Being on facebook has at least one very good advantage. My friend from high school Becky H. Parrish is a recently retired art professor at the University of Texas at El Paso; she is a fantastic artist, an outspoken Democrat, and a bibliophile. When she posts on facebook about books she has read, I usually find them at Lemuria and read them, too. A few weeks ago, she posted that she was enjoying a day outside, under an umbrella, reading a great book that made her laugh and cry; and what’s more… it is fantastic. It’s Mona Simpson’s new creation Casebook.

Jacket (17)

A teenage boy named Miles and his friend Hector jerryrig a listening device in the basement that somehow (don’t ask me how) picks up the conversations on the upstairs phone. In the meantime, his parent’s marriage is quietly falling apart, a fact that wouldn’t be apparent if it weren’t for that piece of detective equipment in the basement. Miles has two sisters, younger twins he affectionately calls the Boops. As a matter of fact, there’s a lot of affection in this book even though marriages are dissolving and people are moving to new neighborhoods to live on divided goods once shared by the intact families.
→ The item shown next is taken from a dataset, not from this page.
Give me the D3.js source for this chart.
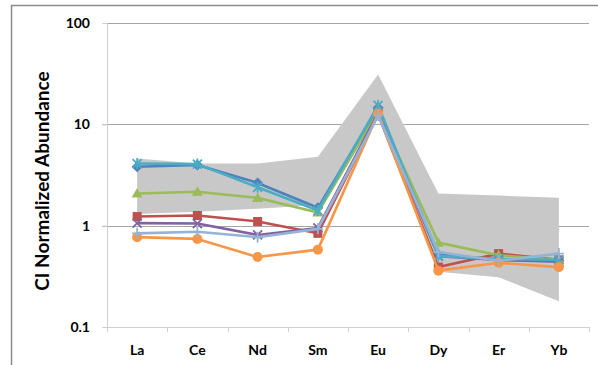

The two self-proclaimed detective friends Miles and Hector start to notice new phone calls and grow suspicious enough to engage the services of a private detective who lives far enough away for them to jump on their bikes and cycle over. Of course, there’s the matter of money and how to pay when they are just in middle school. How they do this is part of the fun and pathos of the gentle story which, like the art professor from UTEP says, will make you laugh and cry in this well crafted book seen through the eyes of a boy coming of age in California.